I visited the historic town of Lewes in Sussex yesterday. Dating back to Saxon times, it was the site of a mint from early Saxon times until the reign of King Henry I. The town was chosen by William the Conqueror as the site of one of his castles, to defend a gap in the Downs. Wiliam de Warenne (who came over with the Conqueror in 1066 and fought at Hastings) and his Flemish wife Gundred (said by some to have been an illegitimate daughter of William the Conqueror) founded a priory at Lewes in 1076, after a visit to Cluny Abbey in France.
Some 462 years later, the Priory of Lewes was dissolved by King Henry VIII, and the buildings were used as a stone quarry by the local townsfolk.

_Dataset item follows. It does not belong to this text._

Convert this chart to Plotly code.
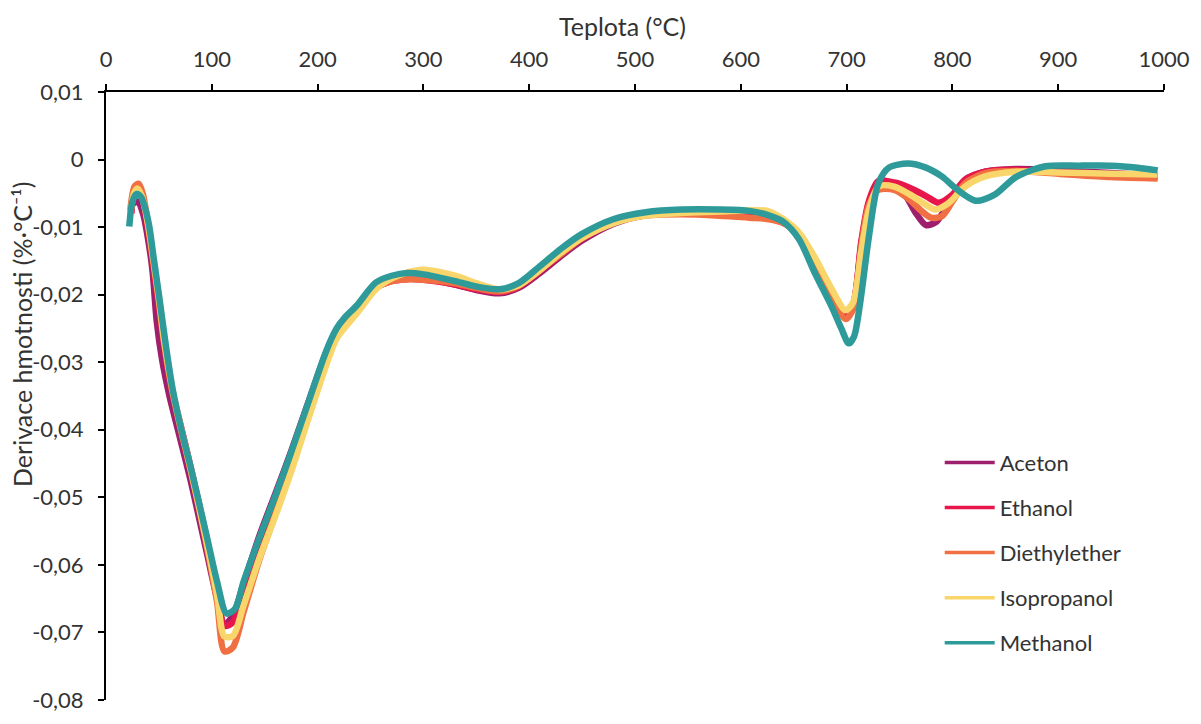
import plotly.graph_objects as go

# ---- data ----
series_names = ["Aceton", "Ethanol", "Diethylether", "Isopropanol", "Methanol"]
series_colors = ["#9E1F6C", "#E8174B", "#F07043", "#F9D66B", "#2E9A9A"]

T_aceton = [26, 30, 35, 40, 44, 48, 53, 60, 68, 80, 95, 105, 112, 120, 130, 145, 160, 175, 192, 208, 218, 237, 255, 270, 285, 300, 330, 350, 372, 390, 410, 430, 450, 480, 510, 544, 580, 608, 625, 640, 655, 670, 686, 699, 706, 714, 721, 730, 740, 755, 765, 775, 785, 795, 812, 831, 860, 900, 950, 994]
V_aceton = [-0.0065, -0.0062, -0.0080, -0.0120, -0.0165, -0.0240, -0.0296, -0.0350, -0.0400, -0.0475, -0.0580, -0.0650, -0.0688, -0.0675, -0.0628, -0.0557, -0.0495, -0.0432, -0.0356, -0.0286, -0.0252, -0.0220, -0.0188, -0.0178, -0.0175, -0.0176, -0.0185, -0.0193, -0.0198, -0.0190, -0.0168, -0.0143, -0.0120, -0.0095, -0.0082, -0.0078, -0.0078, -0.0080, -0.0083, -0.0092, -0.0110, -0.0148, -0.0195, -0.0228, -0.0215, -0.0125, -0.0066, -0.0034, -0.0036, -0.0052, -0.0078, -0.0097, -0.0092, -0.0068, -0.0030, -0.0018, -0.0014, -0.0016, -0.0020, -0.0024]

T_ethanol = [24, 27, 31, 35, 40, 45, 50, 55, 62, 70, 80, 95, 105, 112, 120, 130, 145, 160, 175, 192, 208, 218, 237, 255, 270, 285, 300, 330, 350, 372, 390, 410, 430, 450, 480, 510, 544, 580, 608, 625, 640, 655, 670, 686, 699, 706, 714, 721, 730, 745, 760, 775, 787, 800, 812, 831, 860, 900, 950, 994]
V_ethanol = [-0.0080, -0.0045, -0.0040, -0.0060, -0.0105, -0.0160, -0.0215, -0.0275, -0.0338, -0.0390, -0.0455, -0.0560, -0.0635, -0.0690, -0.0685, -0.0640, -0.0568, -0.0505, -0.0440, -0.0362, -0.0292, -0.0256, -0.0222, -0.0190, -0.0180, -0.0177, -0.0178, -0.0185, -0.0192, -0.0196, -0.0188, -0.0165, -0.0140, -0.0117, -0.0093, -0.0081, -0.0078, -0.0079, -0.0081, -0.0085, -0.0093, -0.0112, -0.0150, -0.0197, -0.0232, -0.0218, -0.0120, -0.0062, -0.0032, -0.0034, -0.0042, -0.0054, -0.0064, -0.0052, -0.0030, -0.0018, -0.0015, -0.0019, -0.0023, -0.0026]

T_diethyl = [23, 27, 31, 35, 40, 45, 50, 55, 62, 70, 80, 95, 105, 112, 120, 130, 145, 160, 175, 192, 208, 218, 237, 255, 270, 285, 300, 330, 350, 372, 390, 410, 430, 450, 480, 510, 544, 580, 608, 625, 640, 655, 670, 686, 699, 706, 714, 721, 730, 745, 760, 770, 780, 790, 800, 812, 831, 860, 900, 950, 994]
V_diethyl = [-0.0075, -0.0040, -0.0036, -0.0052, -0.0100, -0.0155, -0.0210, -0.0272, -0.0338, -0.0395, -0.0460, -0.0570, -0.0655, -0.0728, -0.0722, -0.0670, -0.0592, -0.0525, -0.0455, -0.0372, -0.0298, -0.0260, -0.0225, -0.0190, -0.0180, -0.0177, -0.0178, -0.0183, -0.0190, -0.0195, -0.0187, -0.0163, -0.0140, -0.0116, -0.0092, -0.0083, -0.0081, -0.0083, -0.0086, -0.0088, -0.0094, -0.0110, -0.0148, -0.0200, -0.0236, -0.0222, -0.0128, -0.0068, -0.0045, -0.0045, -0.0060, -0.0075, -0.0086, -0.0084, -0.0062, -0.0035, -0.0020, -0.0017, -0.0021, -0.0026, -0.0028]

T_isoprop = [23, 27, 30, 34, 40, 45, 50, 55, 62, 70, 80, 95, 105, 112, 120, 130, 145, 160, 175, 192, 208, 218, 237, 255, 270, 285, 300, 330, 350, 372, 390, 410, 430, 450, 480, 510, 544, 580, 608, 625, 640, 655, 670, 686, 699, 706, 714, 721, 730, 745, 760, 772, 784, 796, 812, 831, 860, 900, 950, 994]
V_isoprop = [-0.0080, -0.0048, -0.0043, -0.0055, -0.0098, -0.0150, -0.0205, -0.0268, -0.0333, -0.0392, -0.0458, -0.0565, -0.0645, -0.0706, -0.0705, -0.0660, -0.0590, -0.0528, -0.0462, -0.0380, -0.0305, -0.0265, -0.0228, -0.0192, -0.0176, -0.0167, -0.0163, -0.0172, -0.0183, -0.0192, -0.0186, -0.0164, -0.0138, -0.0116, -0.0094, -0.0083, -0.0079, -0.0077, -0.0075, -0.0076, -0.0088, -0.0108, -0.0145, -0.0192, -0.0223, -0.0212, -0.0135, -0.0075, -0.0040, -0.0040, -0.0052, -0.0064, -0.0074, -0.0065, -0.0040, -0.0025, -0.0018, -0.0019, -0.0021, -0.0022]

T_methanol = [22, 25, 29, 33, 37, 41, 45, 50, 57, 63, 72, 80, 95, 105, 114, 122, 130, 145, 160, 174, 192, 208, 218, 225, 237, 255, 270, 285, 300, 330, 350, 372, 390, 410, 430, 450, 480, 510, 544, 580, 608, 625, 640, 655, 670, 686, 695, 702, 707, 713, 721, 730, 740, 758, 775, 790, 805, 822, 840, 860, 888, 920, 950, 975, 994]
V_methanol = [-0.0099, -0.0062, -0.0051, -0.0055, -0.0072, -0.0100, -0.0145, -0.0200, -0.0280, -0.0340, -0.0405, -0.0455, -0.0556, -0.0625, -0.0672, -0.0665, -0.0625, -0.0560, -0.0498, -0.0438, -0.0356, -0.0284, -0.0250, -0.0235, -0.0216, -0.0182, -0.0172, -0.0168, -0.0170, -0.0180, -0.0188, -0.0192, -0.0183, -0.0158, -0.0132, -0.0110, -0.0088, -0.0078, -0.0074, -0.0074, -0.0076, -0.0082, -0.0092, -0.0118, -0.0168, -0.0218, -0.0250, -0.0272, -0.0262, -0.0210, -0.0115, -0.0035, -0.0012, -0.0006, -0.0012, -0.0025, -0.0045, -0.0061, -0.0052, -0.0026, -0.0010, -0.0009, -0.0009, -0.0012, -0.0016]

x_ticks = [0, 100, 200, 300, 400, 500, 600, 700, 800, 900, 1000]
y_ticks = [-0.08, -0.07, -0.06, -0.05, -0.04, -0.03, -0.02, -0.01, 0, 0.01]
y_ticktext = ["-0,08", "-0,07", "-0,06", "-0,05", "-0,04", "-0,03", "-0,02", "-0,01", "0", "0,01"]

x_title = "Teplota (°C)"
y_title = "Derivace hmotnosti (%·°C⁻¹)"

FONT = "Lato, 'Open Sans', sans-serif"
TXT = "#333333"

xs = [T_aceton, T_ethanol, T_diethyl, T_isoprop, T_methanol]
ys = [V_aceton, V_ethanol, V_diethyl, V_isoprop, V_methanol]

fig = go.Figure()
for name, col, x, y in zip(series_names, series_colors, xs, ys):
    fig.add_trace(go.Scatter(x=x, y=y, mode="lines", name=name, showlegend=False,
                             line=dict(color=col, width=6.5, shape="spline", smoothing=0.8)))
# legend entries (thinner line like reference)
for i, (name, col) in enumerate(zip(series_names, series_colors)):
    fig.add_trace(go.Scatter(x=[None], y=[None], mode="lines", name=name,
                             legendgroup=f"g{i}", line=dict(color=col, width=3.5)))

fig.update_layout(
    width=1201, height=724,
    margin=dict(l=106, r=35, t=92, b=11),
    paper_bgcolor="white", plot_bgcolor="white",
    font=dict(family=FONT, size=22, color=TXT),
    legend=dict(x=0.788, y=0.425, xanchor="left", yanchor="top",
                bgcolor="rgba(0,0,0,0)", tracegroupgap=13.5, itemwidth=50,
                font=dict(family=FONT, size=22, color=TXT)),
    xaxis=dict(side="top", range=[0, 1000], tickvals=x_ticks,
               showgrid=False, zeroline=False, showline=True, linecolor="black", linewidth=2,
               ticks="outside", ticklen=6, tickwidth=2, tickcolor="black",
               ticklabelstandoff=8, ticklabeloverflow="allow",
               tickfont=dict(family=FONT, size=22, color=TXT)),
    yaxis=dict(range=[-0.08, 0.01], tickvals=y_ticks, ticktext=y_ticktext,
               showgrid=False, zeroline=False, showline=True, linecolor="black", linewidth=2,
               ticks="outside", ticklen=6, tickwidth=2, tickcolor="black",
               ticklabelstandoff=10, ticklabeloverflow="allow",
               tickfont=dict(family=FONT, size=22, color=TXT)),
    annotations=[
        dict(text=x_title, xref="paper", yref="paper", x=(623.5 - 106) / 1060, y=1 + (92 - 25) / 621,
             showarrow=False, xanchor="center", yanchor="middle",
             font=dict(family=FONT, size=25, color=TXT)),
        dict(text=y_title, xref="paper", yref="paper", x=-(106 - 22) / 1060, y=(713 - 340) / 621,
             showarrow=False, xanchor="center", yanchor="middle", textangle=-90,
             font=dict(family=FONT, size=25, color=TXT)),
    ],
)

fig.write_html("out.html")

Today only ruins survive. But Henry VIII has another connection with Lewes!
Henry VIII married Anne of Cleves for political reasons in 1540 but the marriage was never consummated. Anne agreed to an annulment and received a favourable settlement that made her one of the richest women in England, so was in a way perhaps the most fortunate of Henry VIII's wives! Her settlement included a number of properties, including a 15th-century house just outside the walls of Lewes Priory. There is no evidence that she actually lived there, but she rented it out for seven shillings and sixpence a year, and may have inspected the property from time to time.
After passing through a number of owners, by 1871 the old house was rather dilapidated and had been divided into several apartments housing 30 people. A relative of the then owner later purchased the house and restored it as a museum, named the Anne of Cleves House. It is fun to imagine the tenant in the 1540s paying his rent - would he have presented Anne of Cleves with a gold Angel, three half-crowns or seven testoons, a groat and a halfgroat?